▶ _THE EXERCISE_
Set down word for word the lines running from the line with "Write the matplotlib code for this chart." to the line with "RED = '#CC0000'", ends included. Skip every picture.

------------------------------------------------------------

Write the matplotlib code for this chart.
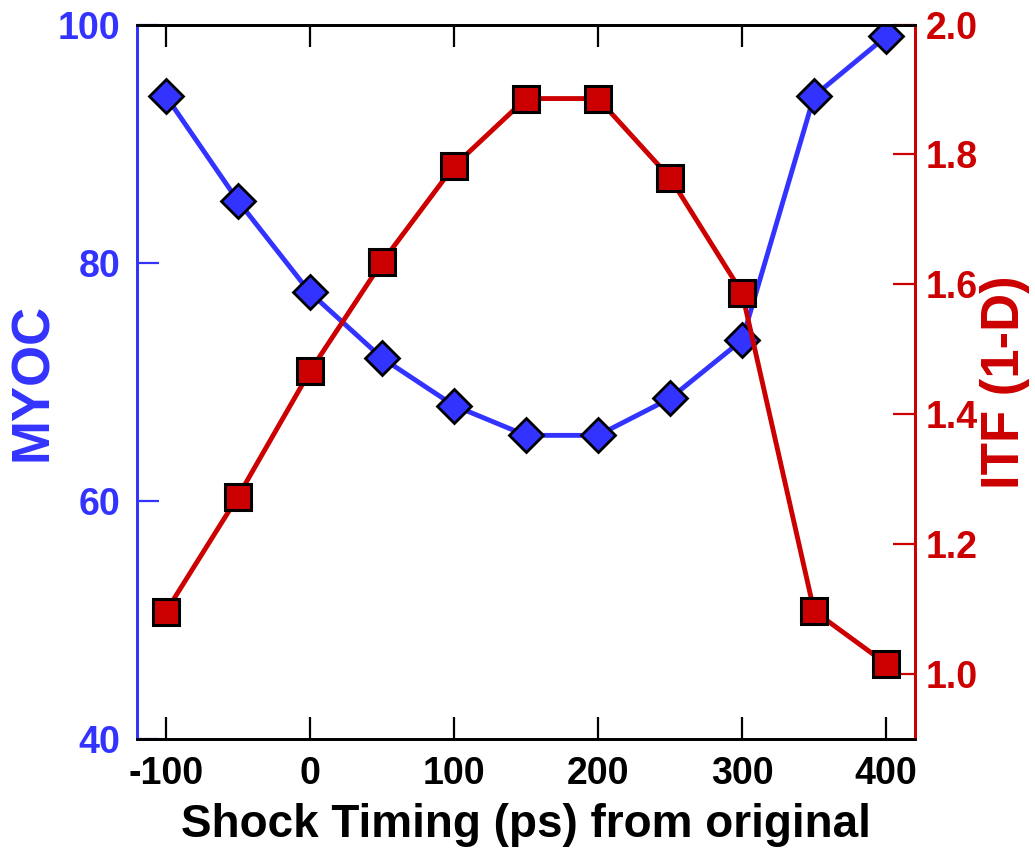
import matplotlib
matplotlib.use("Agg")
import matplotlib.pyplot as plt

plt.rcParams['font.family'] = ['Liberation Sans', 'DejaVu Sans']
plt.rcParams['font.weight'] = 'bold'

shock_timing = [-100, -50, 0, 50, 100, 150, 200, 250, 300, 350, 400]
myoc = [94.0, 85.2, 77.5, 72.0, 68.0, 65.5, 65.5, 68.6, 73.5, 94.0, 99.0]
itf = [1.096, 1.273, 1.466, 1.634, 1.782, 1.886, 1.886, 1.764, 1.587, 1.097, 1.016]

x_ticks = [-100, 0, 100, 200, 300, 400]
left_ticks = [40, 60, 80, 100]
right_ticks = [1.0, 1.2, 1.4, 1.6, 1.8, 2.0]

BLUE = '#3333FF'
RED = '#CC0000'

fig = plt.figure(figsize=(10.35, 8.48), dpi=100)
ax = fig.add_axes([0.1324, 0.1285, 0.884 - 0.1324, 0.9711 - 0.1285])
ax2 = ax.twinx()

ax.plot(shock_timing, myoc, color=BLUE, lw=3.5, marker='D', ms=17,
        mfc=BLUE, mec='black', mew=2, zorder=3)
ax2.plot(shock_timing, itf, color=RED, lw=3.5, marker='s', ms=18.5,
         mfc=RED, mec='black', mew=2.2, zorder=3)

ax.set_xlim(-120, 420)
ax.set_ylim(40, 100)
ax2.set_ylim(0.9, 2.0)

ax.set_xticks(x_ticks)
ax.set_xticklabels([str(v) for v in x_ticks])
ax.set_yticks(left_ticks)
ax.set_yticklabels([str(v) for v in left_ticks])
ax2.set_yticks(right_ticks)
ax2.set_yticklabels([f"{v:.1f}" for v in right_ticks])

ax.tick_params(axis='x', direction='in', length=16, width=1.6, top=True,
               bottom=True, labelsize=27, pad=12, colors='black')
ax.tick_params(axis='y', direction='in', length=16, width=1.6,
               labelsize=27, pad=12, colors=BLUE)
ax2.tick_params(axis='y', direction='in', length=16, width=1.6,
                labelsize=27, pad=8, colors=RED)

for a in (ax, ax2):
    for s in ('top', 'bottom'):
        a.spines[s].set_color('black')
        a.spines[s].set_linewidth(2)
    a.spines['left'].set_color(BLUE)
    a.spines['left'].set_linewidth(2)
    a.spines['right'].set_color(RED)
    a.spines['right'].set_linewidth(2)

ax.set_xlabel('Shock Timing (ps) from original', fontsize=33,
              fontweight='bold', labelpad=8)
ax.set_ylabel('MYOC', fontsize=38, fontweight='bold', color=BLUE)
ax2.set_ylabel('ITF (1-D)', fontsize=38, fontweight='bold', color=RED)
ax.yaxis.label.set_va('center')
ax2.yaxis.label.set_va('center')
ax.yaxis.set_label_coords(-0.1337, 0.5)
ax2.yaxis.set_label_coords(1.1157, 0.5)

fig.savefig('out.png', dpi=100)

------------------------------------------------------------

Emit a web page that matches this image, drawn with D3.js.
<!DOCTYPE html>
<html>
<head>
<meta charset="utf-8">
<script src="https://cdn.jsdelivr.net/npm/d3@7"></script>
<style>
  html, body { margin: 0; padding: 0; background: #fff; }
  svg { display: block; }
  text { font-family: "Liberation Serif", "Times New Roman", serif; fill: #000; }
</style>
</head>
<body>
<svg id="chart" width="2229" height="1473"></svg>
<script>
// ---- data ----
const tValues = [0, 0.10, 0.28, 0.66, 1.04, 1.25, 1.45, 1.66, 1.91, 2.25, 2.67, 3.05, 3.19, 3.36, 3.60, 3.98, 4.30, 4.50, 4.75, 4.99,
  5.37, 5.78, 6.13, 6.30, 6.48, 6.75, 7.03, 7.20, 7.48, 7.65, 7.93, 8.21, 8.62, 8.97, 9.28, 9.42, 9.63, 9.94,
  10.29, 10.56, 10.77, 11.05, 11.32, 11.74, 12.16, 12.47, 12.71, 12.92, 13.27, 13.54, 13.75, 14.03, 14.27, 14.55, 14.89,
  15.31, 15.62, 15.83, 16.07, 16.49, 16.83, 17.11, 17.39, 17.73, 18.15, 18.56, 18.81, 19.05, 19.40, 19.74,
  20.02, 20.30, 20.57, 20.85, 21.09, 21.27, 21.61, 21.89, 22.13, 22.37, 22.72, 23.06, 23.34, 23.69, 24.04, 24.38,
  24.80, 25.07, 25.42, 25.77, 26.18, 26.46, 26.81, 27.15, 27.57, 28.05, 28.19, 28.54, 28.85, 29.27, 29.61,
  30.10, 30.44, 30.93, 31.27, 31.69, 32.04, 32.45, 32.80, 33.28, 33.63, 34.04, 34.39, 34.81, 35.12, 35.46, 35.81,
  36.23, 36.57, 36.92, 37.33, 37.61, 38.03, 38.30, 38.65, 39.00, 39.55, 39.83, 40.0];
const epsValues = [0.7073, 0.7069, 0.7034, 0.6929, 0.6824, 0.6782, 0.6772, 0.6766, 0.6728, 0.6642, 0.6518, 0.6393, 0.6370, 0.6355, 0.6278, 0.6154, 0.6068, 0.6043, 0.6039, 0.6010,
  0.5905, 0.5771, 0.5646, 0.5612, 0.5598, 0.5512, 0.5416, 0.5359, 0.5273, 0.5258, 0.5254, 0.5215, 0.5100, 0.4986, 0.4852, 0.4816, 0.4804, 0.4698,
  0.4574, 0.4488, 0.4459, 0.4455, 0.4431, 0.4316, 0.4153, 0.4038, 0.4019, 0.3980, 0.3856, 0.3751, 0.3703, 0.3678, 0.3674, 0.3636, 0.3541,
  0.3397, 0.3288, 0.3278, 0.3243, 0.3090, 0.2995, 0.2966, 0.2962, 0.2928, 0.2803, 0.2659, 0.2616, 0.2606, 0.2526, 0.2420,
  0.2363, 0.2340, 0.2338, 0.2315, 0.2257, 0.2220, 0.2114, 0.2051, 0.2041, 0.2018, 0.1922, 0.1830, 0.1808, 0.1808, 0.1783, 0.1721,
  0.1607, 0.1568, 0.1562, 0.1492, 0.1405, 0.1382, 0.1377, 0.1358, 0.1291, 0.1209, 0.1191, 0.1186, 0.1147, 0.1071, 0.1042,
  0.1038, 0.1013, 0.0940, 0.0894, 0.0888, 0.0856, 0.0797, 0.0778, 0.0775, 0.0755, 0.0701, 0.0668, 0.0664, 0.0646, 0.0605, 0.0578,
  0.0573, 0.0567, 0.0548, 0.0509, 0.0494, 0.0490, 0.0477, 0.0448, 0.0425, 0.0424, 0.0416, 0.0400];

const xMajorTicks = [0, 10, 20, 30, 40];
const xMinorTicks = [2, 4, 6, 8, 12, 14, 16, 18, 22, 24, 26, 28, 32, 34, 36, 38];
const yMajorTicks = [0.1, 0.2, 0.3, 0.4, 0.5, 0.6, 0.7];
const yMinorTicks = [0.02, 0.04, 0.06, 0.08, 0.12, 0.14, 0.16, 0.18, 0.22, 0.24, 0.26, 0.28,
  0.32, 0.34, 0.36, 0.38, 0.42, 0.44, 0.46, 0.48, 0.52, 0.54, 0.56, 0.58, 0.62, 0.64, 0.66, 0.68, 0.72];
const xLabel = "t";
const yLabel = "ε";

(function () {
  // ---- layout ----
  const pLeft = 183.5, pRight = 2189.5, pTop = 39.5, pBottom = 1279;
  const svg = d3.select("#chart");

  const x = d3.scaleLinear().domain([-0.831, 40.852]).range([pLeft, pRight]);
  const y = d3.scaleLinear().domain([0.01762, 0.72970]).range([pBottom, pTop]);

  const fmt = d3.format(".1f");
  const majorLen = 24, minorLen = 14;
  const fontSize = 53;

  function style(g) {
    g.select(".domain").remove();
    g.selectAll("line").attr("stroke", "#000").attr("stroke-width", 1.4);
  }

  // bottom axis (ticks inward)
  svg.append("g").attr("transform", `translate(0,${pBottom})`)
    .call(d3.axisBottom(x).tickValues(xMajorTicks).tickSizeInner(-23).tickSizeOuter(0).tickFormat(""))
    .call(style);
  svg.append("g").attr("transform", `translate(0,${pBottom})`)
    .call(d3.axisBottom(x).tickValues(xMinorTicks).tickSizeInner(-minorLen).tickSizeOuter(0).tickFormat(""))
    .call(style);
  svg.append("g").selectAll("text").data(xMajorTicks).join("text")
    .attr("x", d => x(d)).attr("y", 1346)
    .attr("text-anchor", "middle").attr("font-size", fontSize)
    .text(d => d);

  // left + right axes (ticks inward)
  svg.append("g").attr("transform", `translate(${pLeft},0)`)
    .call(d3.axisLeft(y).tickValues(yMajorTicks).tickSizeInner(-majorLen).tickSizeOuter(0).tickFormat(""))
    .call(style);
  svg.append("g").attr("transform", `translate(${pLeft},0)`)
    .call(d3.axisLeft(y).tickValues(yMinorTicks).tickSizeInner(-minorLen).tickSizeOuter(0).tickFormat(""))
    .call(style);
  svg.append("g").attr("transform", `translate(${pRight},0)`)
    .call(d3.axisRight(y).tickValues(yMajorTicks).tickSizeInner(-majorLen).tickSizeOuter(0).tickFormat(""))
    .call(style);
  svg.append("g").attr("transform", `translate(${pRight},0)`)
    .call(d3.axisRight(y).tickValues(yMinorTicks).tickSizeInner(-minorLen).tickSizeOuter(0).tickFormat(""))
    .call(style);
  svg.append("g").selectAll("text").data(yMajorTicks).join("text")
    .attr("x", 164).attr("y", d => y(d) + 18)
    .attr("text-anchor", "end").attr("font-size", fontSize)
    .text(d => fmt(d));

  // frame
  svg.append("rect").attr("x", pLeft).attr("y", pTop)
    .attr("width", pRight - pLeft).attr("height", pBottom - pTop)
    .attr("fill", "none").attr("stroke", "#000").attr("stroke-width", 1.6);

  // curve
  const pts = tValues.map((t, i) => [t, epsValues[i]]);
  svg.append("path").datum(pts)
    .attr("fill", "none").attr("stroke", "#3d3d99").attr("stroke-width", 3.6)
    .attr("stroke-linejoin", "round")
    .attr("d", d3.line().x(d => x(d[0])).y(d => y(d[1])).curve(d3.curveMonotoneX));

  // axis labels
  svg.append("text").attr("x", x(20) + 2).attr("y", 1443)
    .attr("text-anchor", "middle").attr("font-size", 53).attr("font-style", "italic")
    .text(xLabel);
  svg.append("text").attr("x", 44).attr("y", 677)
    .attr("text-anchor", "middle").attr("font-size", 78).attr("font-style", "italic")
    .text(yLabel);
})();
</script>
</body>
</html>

------------------------------------------------------------

▶ _WRITTEN RESPONSE_
Write the matplotlib code for this chart.
import matplotlib
matplotlib.use("Agg")
import matplotlib.pyplot as plt

plt.rcParams['font.family'] = ['Liberation Sans', 'DejaVu Sans']
plt.rcParams['font.weight'] = 'bold'

shock_timing = [-100, -50, 0, 50, 100, 150, 200, 250, 300, 350, 400]
myoc = [94.0, 85.2, 77.5, 72.0, 68.0, 65.5, 65.5, 68.6, 73.5, 94.0, 99.0]
itf = [1.096, 1.273, 1.466, 1.634, 1.782, 1.886, 1.886, 1.764, 1.587, 1.097, 1.016]

x_ticks = [-100, 0, 100, 200, 300, 400]
left_ticks = [40, 60, 80, 100]
right_ticks = [1.0, 1.2, 1.4, 1.6, 1.8, 2.0]

BLUE = '#3333FF'
RED = '#CC0000'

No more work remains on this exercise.